Jumps from poor film stock are possible (even with brand new film, it still may skip a couple frames every once in a great while), but I’d be willing to bet 99 times out of a 100, it’s because there was significant nitrate damage to those few frames and there were no other copies to get the missing images from.

However, if you see it often (not just in a couple places in the film), it may be your copy. Silent films are plagued by being largely in the public domain, resulting in many sub-par copies of them floating around. Are you watching a DVD you got for a dollar from a bargain bin? You may find watching a decent transfer of it with an original score a much more enjoyable experience. In the case of silent films, there really is a difference between the $1.99 and the $49.99 DVDs.
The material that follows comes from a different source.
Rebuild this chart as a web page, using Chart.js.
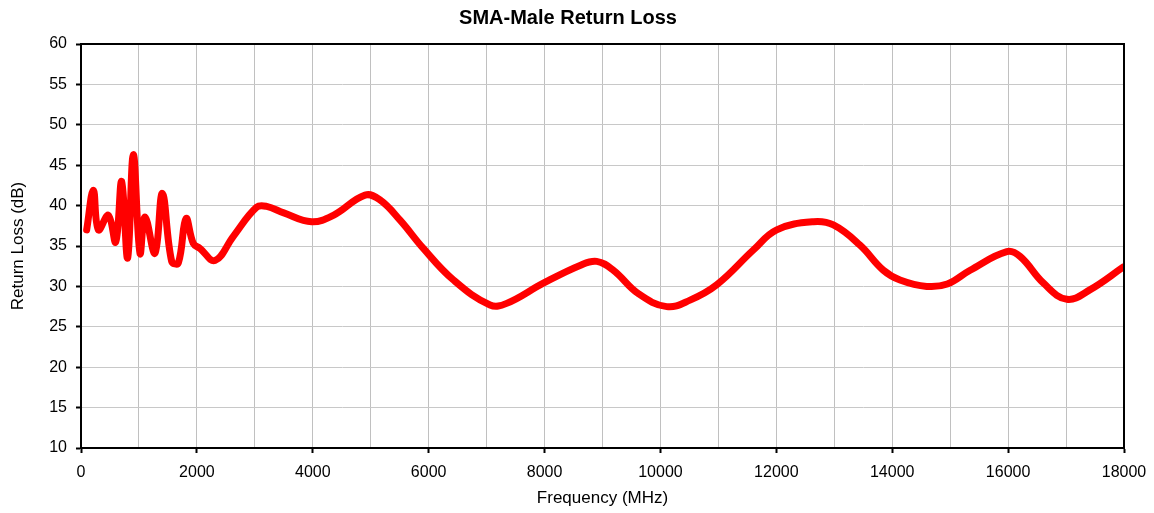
<!DOCTYPE html>
<html>
<head>
<meta charset="utf-8">
<script src="https://cdn.jsdelivr.net/npm/chart.js@4/dist/chart.umd.min.js"></script>
<style>
  html, body { margin: 0; padding: 0; background: #fff; }
  #wrap { width: 1154px; height: 513px; position: relative; }
</style>
</head>
<body>
<div id="wrap"><canvas id="c" width="1154" height="513"></canvas></div>
<script>
const chartTitle = "SMA-Male Return Loss";
const xAxisTitle = "Frequency (MHz)";
const yAxisTitle = "Return Loss (dB)";

const frequencyMHz = [98, 213, 300, 472, 599, 702, 805, 903, 1018, 1105, 1277, 1404, 1565, 1680, 1812, 1939, 2054, 2313, 2629, 3032, 3204, 3500, 3980, 4355, 4902, 5160, 5506, 5908, 6426, 7059, 7346, 7979, 8612, 8900, 9187, 9619, 10108, 10511, 10972, 11603, 12007, 12640, 12985, 13444, 13847, 14134, 14595, 14950, 15345, 15978, 16208, 16611, 17014, 17417, 17990];
const returnLossDB = [37.0, 41.9, 37.0, 38.8, 35.5, 43.0, 33.5, 46.3, 34.1, 38.6, 34.1, 41.5, 33.1, 32.9, 38.4, 35.3, 34.7, 33.2, 36.2, 39.8, 39.9, 39.1, 38.0, 38.8, 41.3, 40.7, 38.2, 34.7, 30.8, 27.7, 27.9, 30.4, 32.6, 33.1, 32.0, 29.1, 27.5, 28.3, 30.2, 34.5, 37.0, 38.0, 37.6, 35.1, 32.0, 30.8, 30.0, 30.3, 32.0, 34.3, 33.7, 30.4, 28.4, 29.6, 32.4];

const xMin = 0, xMax = 18000, xGridStep = 1000, xLabelStep = 2000;
const yMin = 10, yMax = 60, yStep = 5;

const points = frequencyMHz.map((f, i) => ({ x: f, y: returnLossDB[i] }));
const FONT = "Arial, 'Liberation Sans', sans-serif";

const frame = {
  id: 'frame',
  afterDatasetsDraw(chart) {
    const { ctx, chartArea: a } = chart;
    ctx.save();
    ctx.strokeStyle = '#000';
    ctx.lineWidth = 2;
    ctx.strokeRect(a.left, a.top, a.right - a.left, a.bottom - a.top);
    ctx.restore();
  }
};

new Chart(document.getElementById('c'), {
  type: 'line',
  data: {
    datasets: [{
      data: points,
      borderColor: '#ff0000',
      borderWidth: 7,
      pointRadius: 0,
      fill: false,
      tension: 0.4,
      borderCapStyle: 'round',
      borderJoinStyle: 'round'
    }]
  },
  options: {
    responsive: false,
    animation: false,
    layout: { padding: { left: 0, right: 18, top: 0, bottom: 0 } },
    plugins: {
      legend: { display: false },
      tooltip: { enabled: false },
      title: {
        display: true,
        text: chartTitle,
        color: '#000',
        font: { family: FONT, size: 20, weight: 'bold' },
        padding: { top: 6, bottom: 14 }
      }
    },
    scales: {
      x: {
        type: 'linear',
        min: xMin, max: xMax,
        afterFit(s) { s.height = 65; s.paddingLeft = 0; s.paddingRight = 0; },
        ticks: {
          stepSize: xGridStep,
          autoSkip: false,
          maxRotation: 0,
          color: '#000',
          padding: 10,
          font: { family: FONT, size: 16 },
          callback: v => (v % xLabelStep === 0 ? String(v) : '')
        },
        grid: {
          color: '#c0c0c0',
          lineWidth: 1,
          tickLength: 5,
          tickColor: ctx => (ctx.tick && ctx.tick.value % xLabelStep === 0 ? '#000' : 'rgba(0,0,0,0)'),
          tickWidth: 2
        },
        border: { display: true, color: '#000', width: 2 },
        title: {
          display: true,
          text: xAxisTitle,
          color: '#000',
          font: { family: FONT, size: 17 },
          padding: { top: 0, bottom: 4 }
        }
      },
      y: {
        min: yMin, max: yMax,
        afterFit(s) { s.width = 81; },
        ticks: {
          stepSize: yStep,
          color: '#000',
          padding: 9,
          font: { family: FONT, size: 16 }
        },
        grid: {
          color: '#c8c8c8',
          lineWidth: 1,
          tickLength: 5,
          tickColor: '#000',
          tickWidth: 2
        },
        border: { display: true, color: '#000', width: 2 },
        title: {
          display: true,
          text: yAxisTitle,
          color: '#000',
          font: { family: FONT, size: 17 },
          padding: { top: 8, bottom: 0 }
        }
      },
      yRight: {
        position: 'right',
        min: yMin, max: yMax,
        afterFit(s) { s.width = 12; },
        ticks: { display: false },
        grid: { display: false, drawTicks: false },
        border: { display: false },
        title: { display: false }
      }
    }
  },
  plugins: [frame]
});
</script>
</body>
</html>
The jerky, jumpy, grainy, scratchy, fast-motion idea most people have of silent films are actually more representative of cheap transfers and no restoration than they are of what the film would have originally looked like.

Usually, the director put all the dialogue he wanted you to have in the titles. With the other dialogue, all you really need is to understand the gist of what’s happening, and you can use context and facial expressions for that.

I watch TCM all the time, and I have always loved silent movies. I always say to those in the household who can’t get into them, that it’s more like looking at art than getting caught up in a mystery or suspense or whatever. That being said, I have managed to get my Mom to watch them with me occasionally. She doesn’t like watching old movies a lot because seeing her old favorite actors makes her too sad. But since she was born in 1919, a 1918 or 1920 movie doesn’t have that emotional baggage for her.

Anyway, as it turns out, she has found that she enjoys watching silents as much as any movie since she can easliy follow what’s going on without straining to hear the words. Her hearing’s a little shot these days. The story is there in the action and the faces. It’s hard for us modern folk to see that, but it is really there.